For the foregoing reasons, the Board recommends that the Court issue an order of admonishment against Respondent as identical reciprocal discipline.
BOARD ON PROFESSIONAL RESPONSIBILITY
By: /s/ Ernestine Coghill-Howard *200 Dated: 6/18/07All members of the Board concur in this Report and Recommendation.
[1] Florida Rule 3-4.2 (Rules of Professional Conduct) states:
Violation of the Rules of Professional Conduct as adopted by the rules governing The Florida Bar is a cause for discipline.
[2] Florida Rule 4-3.1 (Meritorious Claims and Contentions) states:
A lawyer shall not bring or defend a proceeding, or assert or controvert an issue therein, unless there is a basis in law and fact for doing so that is not frivolous, which includes a good faith argument for an extension, modification, or reversal of existing law.
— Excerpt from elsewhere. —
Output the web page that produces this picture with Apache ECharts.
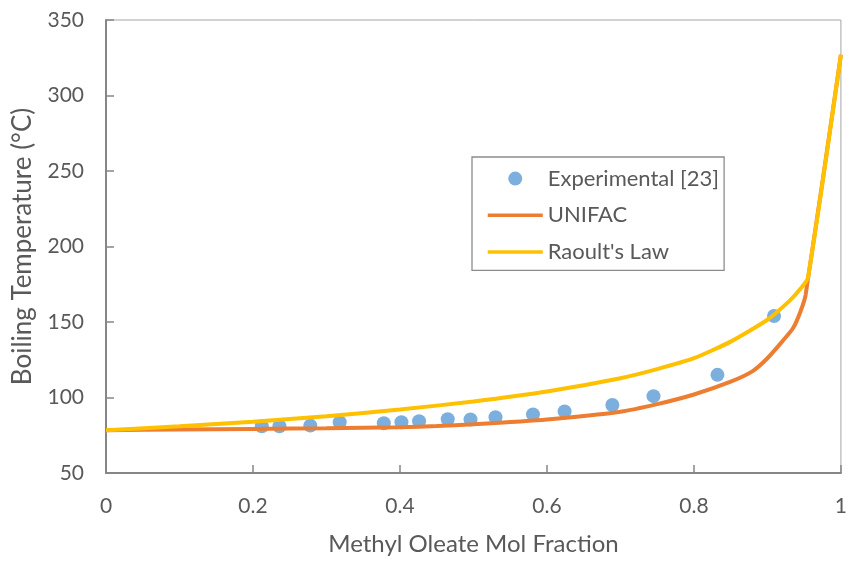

A lawyer for the defendant in a criminal proceeding, or the respondent in a proceeding that could result in incarceration, may nevertheless so defend that proceeding as to require that every element of the case be established.
[3] Florida Rule 4-8.4(d) (Misconduct) states:
A lawyer shall not:
(d) engage in conduct in connection with the practice of law that is prejudicial to the administration of justice, including to knowingly, or through callous indifference, disparage, humiliate, or discriminate against litigants, jurors, witnesses, court personnel, or other lawyers on any basis, including, but not limited to, on account of race, ethnicity, gender, religion, national origin, disability, marital status, sexual orientation, age, socioeconomic status, employment, or physical characteristic[.]
[4] The five exceptions under D.C. Bar R. XI, § 11(c) are as follows:
(1) The procedure elsewhere was so lacking in notice or opportunity to be heard as to constitute a deprivation of due process; or (2) There was such infirmity of proof establishing the misconduct as to give rise to the clear conviction that the Court could not, consistently with its duty, accept as final the conclusion on that subject; or (3) The imposition of the same discipline by the Court would result in grave injustice; or (4) The misconduct established warrants substantially different discipline in the District of Columbia; or (5) The misconduct elsewhere does not constitute misconduct in the District of Columbia.
[5] Florida Rule 3-4.2 does not have a District of Columbia counterpart, but this does not bar the imposition of reciprocal discipline where the remaining misconduct would violate the District of Columbia rules. See, e.g., In re Daum, 918 A.2d 1196, 1198 n. 3 (D.C. 2007) (per curiam) (citing In re Youmans, 588 A.2d 718, 719 (D.C.1991) (per curiam)).
[6] Our review of the Florida disciplinary scheme instead suggests that the closest equivalent in Florida to a reprimand by this Board is an order of admonishment issued by the Florida Grievance Committee. See Florida Rule 3-5.1(a).